2010 Best Adapted Screenplay Nominees

Adapted would seem like an easier task than forming an original screenplay, but that isn’t really true all of the time.  Sometimes a writer will be forced to adapt something that is categorically not easy to film, and he or she must find ways to make it filmable without destroying what made it work originally, and that can be a tricky balance.  It is worth questioning just how “adapted” some of these are (was The Social Network really based on a book, or on original research), but I’ll play along.

  • 127 Hours: Based on Aron Ralston’s non-fiction account “Between a Rock and a Hard Place,” the 127 Hours screenplay has the challenge of describing a movie with only one major character and relatively little dialogue.  The movie that is created out of this script is consistently engaging and thematically cogent.  Boyle and Beaufoy find a number of creative solutions to the film’s limitations, and the result is a really intense experience with a great catharsis.
  • The Ghost Writer: I feel like The Ghost Writer would be only moderately interesting as a book, but when adapted into a film screenplay by Roman Polanski, it becomes something altogether different.  That the story seems to have remarkable parallels with Polanski’s real life legal ordeal is only the beginning, this also fits in perfectly with Polanski’s favorite theme: justified paranoia.
  • Shutter Island: How do I nominate a movie that had an ending which was… problematic.  Well, I’ll start by pointing out that the adapted screenplay roster this year was surprisingly shallow.  However, I still think there’s a lot to like about this script.  For one thing, I like it’s re-contextualization of film noir, I also think it has some pretty good dialogue and I like the way it divvies out flashbacks and the way that it sets up a very ambivalent sense of reality.
  • The Social Network: Aaron Sorkin is one of the few people who has become sort of famous almost exclusively for writing film and televisions screenplays.  This is for good reason because his rapid dialogue is always really fun to watch, and it’s in overdrive here.  As I pointed out in the best line category, almost everything anyone says in this movie is interesting and quotable.

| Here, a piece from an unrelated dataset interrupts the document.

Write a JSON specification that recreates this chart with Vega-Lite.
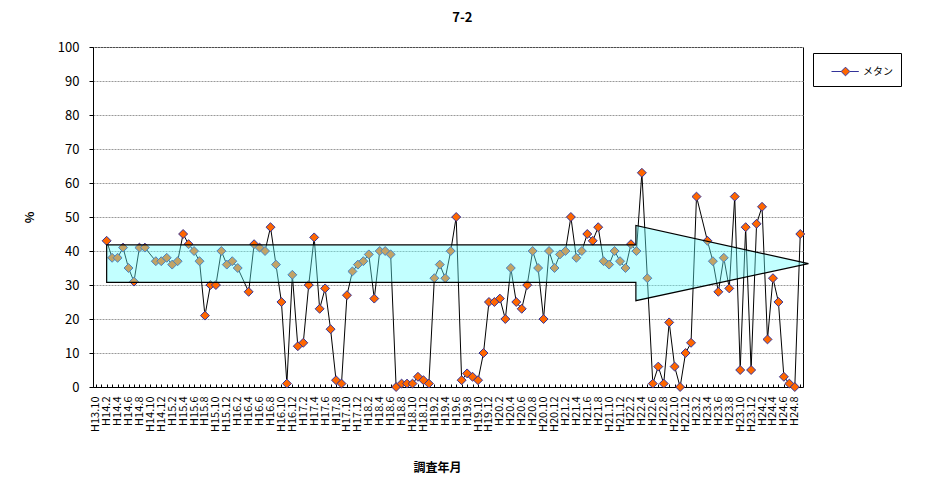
{
  "$schema": "https://vega.github.io/schema/vega-lite/v6.json",
  "width": 710,
  "height": 340,
  "autosize": "none",
  "padding": {"left": 93, "top": 47, "right": 131, "bottom": 97},
  "background": "white",
  "title": {"text": "7-2", "anchor": "middle", "frame": "bounds", "offset": 16, "fontSize": 13, "fontWeight": "bold", "font": "Noto Sans CJK JP", "color": "#000"},
  "config": {
    "font": "Noto Sans CJK JP",
    "view": {"stroke": "#000", "strokeWidth": 1},
    "axis": {"labelColor": "#000", "titleColor": "#000", "domainColor": "#000", "tickColor": "#000", "labelFont": "Noto Sans CJK JP", "titleFont": "Noto Sans CJK JP", "titleFontWeight": "bold"}
  },
  "datasets": {
    "methane": [
      {"month": "H14.2", "value": 43, "series": "メタン"},
      {"month": "H14.3", "value": 38, "series": "メタン"},
      {"month": "H14.4", "value": 38, "series": "メタン"},
      {"month": "H14.5", "value": 41, "series": "メタン"},
      {"month": "H14.6", "value": 35, "series": "メタン"},
      {"month": "H14.7", "value": 31, "series": "メタン"},
      {"month": "H14.8", "value": 41, "series": "メタン"},
      {"month": "H14.9", "value": 41, "series": "メタン"},
      {"month": "H14.11", "value": 37, "series": "メタン"},
      {"month": "H14.12", "value": 37, "series": "メタン"},
      {"month": "H15.1", "value": 38, "series": "メタン"},
      {"month": "H15.2", "value": 36, "series": "メタン"},
      {"month": "H15.3", "value": 37, "series": "メタン"},
      {"month": "H15.4", "value": 45, "series": "メタン"},
      {"month": "H15.5", "value": 42, "series": "メタン"},
      {"month": "H15.6", "value": 40, "series": "メタン"},
      {"month": "H15.7", "value": 37, "series": "メタン"},
      {"month": "H15.8", "value": 21, "series": "メタン"},
      {"month": "H15.9", "value": 30, "series": "メタン"},
      {"month": "H15.10", "value": 30, "series": "メタン"},
      {"month": "H15.11", "value": 40, "series": "メタン"},
      {"month": "H15.12", "value": 36, "series": "メタン"},
      {"month": "H16.1", "value": 37, "series": "メタン"},
      {"month": "H16.2", "value": 35, "series": "メタン"},
      {"month": "H16.4", "value": 28, "series": "メタン"},
      {"month": "H16.5", "value": 42, "series": "メタン"},
      {"month": "H16.6", "value": 41, "series": "メタン"},
      {"month": "H16.7", "value": 40, "series": "メタン"},
      {"month": "H16.8", "value": 47, "series": "メタン"},
      {"month": "H16.9", "value": 36, "series": "メタン"},
      {"month": "H16.10", "value": 25, "series": "メタン"},
      {"month": "H16.11", "value": 1, "series": "メタン"},
      {"month": "H16.12", "value": 33, "series": "メタン"},
      {"month": "H17.1", "value": 12, "series": "メタン"},
      {"month": "H17.2", "value": 13, "series": "メタン"},
      {"month": "H17.3", "value": 30, "series": "メタン"},
      {"month": "H17.4", "value": 44, "series": "メタン"},
      {"month": "H17.5", "value": 23, "series": "メタン"},
      {"month": "H17.6", "value": 29, "series": "メタン"},
      {"month": "H17.7", "value": 17, "series": "メタン"},
      {"month": "H17.8", "value": 2, "series": "メタン"},
      {"month": "H17.9", "value": 1, "series": "メタン"},
      {"month": "H17.10", "value": 27, "series": "メタン"},
      {"month": "H17.11", "value": 34, "series": "メタン"},
      {"month": "H17.12", "value": 36, "series": "メタン"},
      {"month": "H18.1", "value": 37, "series": "メタン"},
      {"month": "H18.2", "value": 39, "series": "メタン"},
      {"month": "H18.3", "value": 26, "series": "メタン"},
      {"month": "H18.4", "value": 40, "series": "メタン"},
      {"month": "H18.5", "value": 40, "series": "メタン"},
      {"month": "H18.6", "value": 39, "series": "メタン"},
      {"month": "H18.7", "value": 0, "series": "メタン"},
      {"month": "H18.8", "value": 1, "series": "メタン"},
      {"month": "H18.9", "value": 1, "series": "メタン"},
      {"month": "H18.10", "value": 1, "series": "メタン"},
      {"month": "H18.11", "value": 3, "series": "メタン"},
      {"month": "H18.12", "value": 2, "series": "メタン"},
      {"month": "H19.1", "value": 1, "series": "メタン"},
      {"month": "H19.2", "value": 32, "series": "メタン"},
      {"month": "H19.3", "value": 36, "series": "メタン"},
      {"month": "H19.4", "value": 32, "series": "メタン"},
      {"month": "H19.5", "value": 40, "series": "メタン"},
      {"month": "H19.6", "value": 50, "series": "メタン"},
      {"month": "H19.7", "value": 2, "series": "メタン"},
      {"month": "H19.8", "value": 4, "series": "メタン"},
      {"month": "H19.9", "value": 3, "series": "メタン"},
      {"month": "H19.10", "value": 2, "series": "メタン"},
      {"month": "H19.11", "value": 10, "series": "メタン"},
      {"month": "H19.12", "value": 25, "series": "メタン"},
      {"month": "H20.1", "value": 25, "series": "メタン"},
      {"month": "H20.2", "value": 26, "series": "メタン"},
      {"month": "H20.3", "value": 20, "series": "メタン"},
      {"month": "H20.4", "value": 35, "series": "メタン"},
      {"month": "H20.5", "value": 25, "series": "メタン"},
      {"month": "H20.6", "value": 23, "series": "メタン"},
      {"month": "H20.7", "value": 30, "series": "メタン"},
      {"month": "H20.8", "value": 40, "series": "メタン"},
      {"month": "H20.9", "value": 35, "series": "メタン"},
      {"month": "H20.10", "value": 20, "series": "メタン"},
      {"month": "H20.11", "value": 40, "series": "メタン"},
      {"month": "H20.12", "value": 35, "series": "メタン"},
      {"month": "H21.1", "value": 39, "series": "メタン"},
      {"month": "H21.2", "value": 40, "series": "メタン"},
      {"month": "H21.3", "value": 50, "series": "メタン"},
      {"month": "H21.4", "value": 38, "series": "メタン"},
      {"month": "H21.5", "value": 40, "series": "メタン"},
      {"month": "H21.6", "value": 45, "series": "メタン"},
      {"month": "H21.7", "value": 43, "series": "メタン"},
      {"month": "H21.8", "value": 47, "series": "メタン"},
      {"month": "H21.9", "value": 37, "series": "メタン"},
      {"month": "H21.10", "value": 36, "series": "メタン"},
      {"month": "H21.11", "value": 40, "series": "メタン"},
      {"month": "H21.12", "value": 37, "series": "メタン"},
      {"month": "H22.1", "value": 35, "series": "メタン"},
      {"month": "H22.2", "value": 42, "series": "メタン"},
      {"month": "H22.3", "value": 40, "series": "メタン"},
      {"month": "H22.4", "value": 63, "series": "メタン"},
      {"month": "H22.5", "value": 32, "series": "メタン"},
      {"month": "H22.6", "value": 1, "series": "メタン"},
      {"month": "H22.7", "value": 6, "series": "メタン"},
      {"month": "H22.8", "value": 1, "series": "メタン"},
      {"month": "H22.9", "value": 19, "series": "メタン"},
      {"month": "H22.10", "value": 6, "series": "メタン"},
      {"month": "H22.11", "value": 0, "series": "メタン"},
      {"month": "H22.12", "value": 10, "series": "メタン"},
      {"month": "H23.1", "value": 13, "series": "メタン"},
      {"month": "H23.2", "value": 56, "series": "メタン"},
      {"month": "H23.4", "value": 43, "series": "メタン"},
      {"month": "H23.5", "value": 37, "series": "メタン"},
      {"month": "H23.6", "value": 28, "series": "メタン"},
      {"month": "H23.7", "value": 38, "series": "メタン"},
      {"month": "H23.8", "value": 29, "series": "メタン"},
      {"month": "H23.9", "value": 56, "series": "メタン"},
      {"month": "H23.10", "value": 5, "series": "メタン"},
      {"month": "H23.11", "value": 47, "series": "メタン"},
      {"month": "H23.12", "value": 5, "series": "メタン"},
      {"month": "H24.1", "value": 48, "series": "メタン"},
      {"month": "H24.2", "value": 53, "series": "メタン"},
      {"month": "H24.3", "value": 14, "series": "メタン"},
      {"month": "H24.4", "value": 32, "series": "メタン"},
      {"month": "H24.5", "value": 25, "series": "メタン"},
      {"month": "H24.6", "value": 3, "series": "メタン"},
      {"month": "H24.7", "value": 1, "series": "メタン"},
      {"month": "H24.8", "value": 0, "series": "メタン"},
      {"month": "H24.9", "value": 45, "series": "メタン"}
    ],
    "arrow": [
      {"ax": 2.0, "lo": 30.8, "hi": 41.8},
      {"ax": 98.9, "lo": 30.8, "hi": 41.8},
      {"ax": 98.9, "lo": 25.4, "hi": 47.5},
      {"ax": 130.5, "lo": 36.3, "hi": 36.3}
    ]
  },
  "layer": [
    {
      "data": {"name": "methane"},
      "layer": [
        {
          "mark": {"type": "line", "color": "#000", "strokeWidth": 1},
          "encoding": {
            "x": {
              "field": "month", "type": "ordinal", "sort": null,
              "scale": {"type": "point", "padding": 0.5, "domain": ["H13.10","H14.1","H14.2","H14.3","H14.4","H14.5","H14.6","H14.7","H14.8","H14.9","H14.10","H14.11","H14.12","H15.1","H15.2","H15.3","H15.4","H15.5","H15.6","H15.7","H15.8","H15.9","H15.10","H15.11","H15.12","H16.1","H16.2","H16.3","H16.4","H16.5","H16.6","H16.7","H16.8","H16.9","H16.10","H16.11","H16.12","H17.1","H17.2","H17.3","H17.4","H17.5","H17.6","H17.7","H17.8","H17.9","H17.10","H17.11","H17.12","H18.1","H18.2","H18.3","H18.4","H18.5","H18.6","H18.7","H18.8","H18.9","H18.10","H18.11","H18.12","H19.1","H19.2","H19.3","H19.4","H19.5","H19.6","H19.7","H19.8","H19.9","H19.10","H19.11","H19.12","H20.1","H20.2","H20.3","H20.4","H20.5","H20.6","H20.7","H20.8","H20.9","H20.10","H20.11","H20.12","H21.1","H21.2","H21.3","H21.4","H21.5","H21.6","H21.7","H21.8","H21.9","H21.10","H21.11","H21.12","H22.1","H22.2","H22.3","H22.4","H22.5","H22.6","H22.7","H22.8","H22.9","H22.10","H22.11","H22.12","H23.1","H23.2","H23.3","H23.4","H23.5","H23.6","H23.7","H23.8","H23.9","H23.10","H23.11","H23.12","H24.1","H24.2","H24.3","H24.4","H24.5","H24.6","H24.7","H24.8","H24.9"]},
              "axis": {
                "title": "調査年月", "titleFontSize": 12, "titlePadding": 31, "titleX": 344,
                "labelAngle": -90, "labelFontSize": 11, "labelPadding": 12,
                "labelExpr": "test(/\\.(1|3|5|7|9|11)$/, datum.label) ? '' : datum.label",
                "tickSize": -3, "grid": false, "labelOverlap": false
              }
            },
            "y": {
              "field": "value", "type": "quantitative",
              "scale": {"domain": [0, 100], "nice": false},
              "axis": {
                "title": "%", "titleFontSize": 12, "titlePadding": 21,
                "values": [0, 10, 20, 30, 40, 50, 60, 70, 80, 90, 100], "tickCount": 20,
                "labelFontSize": 13, "labelPadding": 10, "tickSize": 4, "labelOverlap": false,
                "grid": true, "gridColor": "#999", "gridDash": [2, 1], "gridWidth": 1
              }
            },
            "order": {"value": null}
          }
        },
        {
          "mark": {"type": "point", "shape": "diamond", "filled": true, "size": 80, "stroke": "#333399", "strokeWidth": 1, "opacity": 1},
          "encoding": {
            "x": {"field": "month", "type": "ordinal", "sort": null},
            "y": {
              "field": "value", "type": "quantitative",
              "axis": {
                "title": "%", "titleFontSize": 12, "titlePadding": 21,
                "values": [0, 10, 20, 30, 40, 50, 60, 70, 80, 90, 100], "tickCount": 20,
                "labelFontSize": 13, "labelPadding": 10, "tickSize": 4, "labelOverlap": false,
                "grid": true, "gridColor": "#999", "gridDash": [2, 1], "gridWidth": 1
              }
            },
            "fill": {
              "field": "series", "type": "nominal",
              "scale": {"range": ["#FF6600"]},
              "legend": {
                "title": null, "orient": "none", "legendX": 720, "legendY": 6,
                "strokeColor": "#000", "fillColor": "#fff", "padding": 8,
                "symbolType": "M0,0H0.965M1.835,0H2.73M1.4,-0.435L1.835,0L1.4,0.435L0.965,0Z",
                "symbolSize": 400, "symbolStrokeColor": "#333399", "symbolStrokeWidth": 1,
                "labelOffset": 21, "labelFontSize": 10, "labelFont": "Noto Sans CJK JP", "labelColor": "#000"
              }
            }
          }
        }
      ]
    },
    {
      "data": {"name": "arrow"},
      "mark": {"type": "area", "fill": "#66FFFF", "fillOpacity": 0.4, "stroke": "#000", "strokeWidth": 1.2, "interpolate": "linear"},
      "encoding": {
        "x": {"field": "ax", "type": "quantitative", "scale": {"domain": [-0.5, 129.5], "nice": false, "zero": false}, "axis": null},
        "y": {
          "field": "hi", "type": "quantitative",
          "axis": {
            "title": "%", "titleFontSize": 12, "titlePadding": 21,
            "values": [0, 10, 20, 30, 40, 50, 60, 70, 80, 90, 100], "tickCount": 20,
            "labelFontSize": 13, "labelPadding": 10, "tickSize": 4, "labelOverlap": false,
            "grid": true, "gridColor": "#999", "gridDash": [2, 1], "gridWidth": 1
          }
        },
        "y2": {"field": "lo"},
        "order": {"value": null}
      }
    }
  ],
  "resolve": {"scale": {"x": "independent"}}
}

  • True Grit:  Adapting Charles Portis’ novel for the second time, the Coens managed to stay true to his literary western tone while also making something that is unmistakably Coen in nature.  At its heart are weighty themes of revenge, but the movie is also a very fun ride that’s highly accessible to the masses.  It’s also loaded with witty, Coen-esque dialogue that is fun, but also feels appropriate to the period.